Short exercise:
Drop every picture and give the entries back exactly.

Listed entries:
==*==

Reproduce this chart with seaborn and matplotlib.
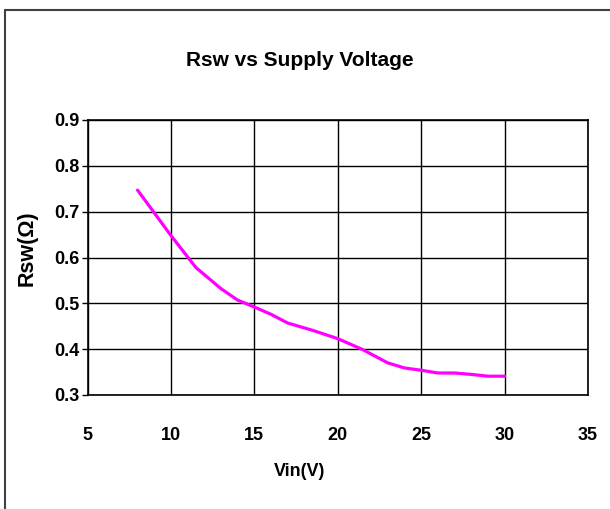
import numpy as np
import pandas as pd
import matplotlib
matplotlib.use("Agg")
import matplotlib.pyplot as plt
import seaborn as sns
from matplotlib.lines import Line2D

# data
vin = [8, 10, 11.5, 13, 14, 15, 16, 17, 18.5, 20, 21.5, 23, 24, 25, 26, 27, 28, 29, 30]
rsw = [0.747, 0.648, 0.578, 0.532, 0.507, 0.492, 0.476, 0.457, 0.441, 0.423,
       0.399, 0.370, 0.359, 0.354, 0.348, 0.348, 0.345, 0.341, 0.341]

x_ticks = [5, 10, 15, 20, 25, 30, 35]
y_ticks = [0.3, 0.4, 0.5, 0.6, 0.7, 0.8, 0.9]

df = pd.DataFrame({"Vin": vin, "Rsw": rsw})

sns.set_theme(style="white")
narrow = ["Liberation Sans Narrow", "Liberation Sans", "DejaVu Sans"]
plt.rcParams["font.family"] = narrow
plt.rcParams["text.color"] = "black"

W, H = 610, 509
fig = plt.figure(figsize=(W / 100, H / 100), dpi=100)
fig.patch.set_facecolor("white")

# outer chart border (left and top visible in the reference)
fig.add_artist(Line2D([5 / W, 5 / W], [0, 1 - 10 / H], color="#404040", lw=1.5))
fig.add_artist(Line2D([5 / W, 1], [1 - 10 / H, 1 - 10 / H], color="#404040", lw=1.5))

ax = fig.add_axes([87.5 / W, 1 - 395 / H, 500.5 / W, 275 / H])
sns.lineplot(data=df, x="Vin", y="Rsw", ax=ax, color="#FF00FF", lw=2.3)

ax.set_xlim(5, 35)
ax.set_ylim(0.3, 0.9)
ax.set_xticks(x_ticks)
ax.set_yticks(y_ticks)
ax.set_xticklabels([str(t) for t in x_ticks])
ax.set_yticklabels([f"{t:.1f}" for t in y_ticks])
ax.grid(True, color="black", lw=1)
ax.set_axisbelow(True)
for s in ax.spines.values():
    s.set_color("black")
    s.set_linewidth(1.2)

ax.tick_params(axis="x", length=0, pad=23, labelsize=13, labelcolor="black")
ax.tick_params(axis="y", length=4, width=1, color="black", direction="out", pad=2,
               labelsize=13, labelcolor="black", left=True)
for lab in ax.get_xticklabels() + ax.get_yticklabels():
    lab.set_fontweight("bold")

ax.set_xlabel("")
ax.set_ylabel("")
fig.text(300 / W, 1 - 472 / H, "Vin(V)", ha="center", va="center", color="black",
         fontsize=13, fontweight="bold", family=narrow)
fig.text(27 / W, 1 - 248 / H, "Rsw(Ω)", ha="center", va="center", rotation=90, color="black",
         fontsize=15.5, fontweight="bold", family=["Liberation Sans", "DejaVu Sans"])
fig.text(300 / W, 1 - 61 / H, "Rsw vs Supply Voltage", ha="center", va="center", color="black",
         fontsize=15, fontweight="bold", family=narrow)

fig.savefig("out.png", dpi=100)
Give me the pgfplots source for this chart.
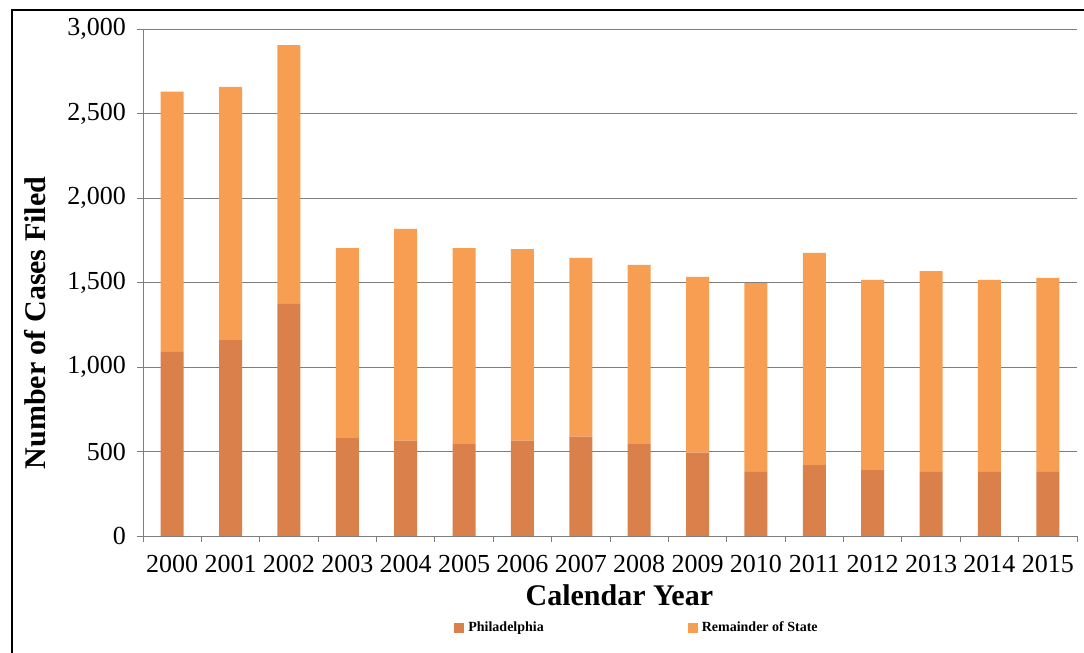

==*==

Complete output:
Reproduce this chart with seaborn and matplotlib.
import numpy as np
import pandas as pd
import matplotlib
matplotlib.use("Agg")
import matplotlib.pyplot as plt
import seaborn as sns
from matplotlib.lines import Line2D

# data
vin = [8, 10, 11.5, 13, 14, 15, 16, 17, 18.5, 20, 21.5, 23, 24, 25, 26, 27, 28, 29, 30]
rsw = [0.747, 0.648, 0.578, 0.532, 0.507, 0.492, 0.476, 0.457, 0.441, 0.423,
       0.399, 0.370, 0.359, 0.354, 0.348, 0.348, 0.345, 0.341, 0.341]

x_ticks = [5, 10, 15, 20, 25, 30, 35]
y_ticks = [0.3, 0.4, 0.5, 0.6, 0.7, 0.8, 0.9]

df = pd.DataFrame({"Vin": vin, "Rsw": rsw})

sns.set_theme(style="white")
narrow = ["Liberation Sans Narrow", "Liberation Sans", "DejaVu Sans"]
plt.rcParams["font.family"] = narrow
plt.rcParams["text.color"] = "black"

W, H = 610, 509
fig = plt.figure(figsize=(W / 100, H / 100), dpi=100)
fig.patch.set_facecolor("white")

# outer chart border (left and top visible in the reference)
fig.add_artist(Line2D([5 / W, 5 / W], [0, 1 - 10 / H], color="#404040", lw=1.5))
fig.add_artist(Line2D([5 / W, 1], [1 - 10 / H, 1 - 10 / H], color="#404040", lw=1.5))

ax = fig.add_axes([87.5 / W, 1 - 395 / H, 500.5 / W, 275 / H])
sns.lineplot(data=df, x="Vin", y="Rsw", ax=ax, color="#FF00FF", lw=2.3)

ax.set_xlim(5, 35)
ax.set_ylim(0.3, 0.9)
ax.set_xticks(x_ticks)
ax.set_yticks(y_ticks)
ax.set_xticklabels([str(t) for t in x_ticks])
ax.set_yticklabels([f"{t:.1f}" for t in y_ticks])
ax.grid(True, color="black", lw=1)
ax.set_axisbelow(True)
for s in ax.spines.values():
    s.set_color("black")
    s.set_linewidth(1.2)

ax.tick_params(axis="x", length=0, pad=23, labelsize=13, labelcolor="black")
ax.tick_params(axis="y", length=4, width=1, color="black", direction="out", pad=2,
               labelsize=13, labelcolor="black", left=True)
for lab in ax.get_xticklabels() + ax.get_yticklabels():
    lab.set_fontweight("bold")

ax.set_xlabel("")
ax.set_ylabel("")
fig.text(300 / W, 1 - 472 / H, "Vin(V)", ha="center", va="center", color="black",
         fontsize=13, fontweight="bold", family=narrow)
fig.text(27 / W, 1 - 248 / H, "Rsw(Ω)", ha="center", va="center", rotation=90, color="black",
         fontsize=15.5, fontweight="bold", family=["Liberation Sans", "DejaVu Sans"])
fig.text(300 / W, 1 - 61 / H, "Rsw vs Supply Voltage", ha="center", va="center", color="black",
         fontsize=15, fontweight="bold", family=narrow)

fig.savefig("out.png", dpi=100)
Give me the pgfplots source for this chart.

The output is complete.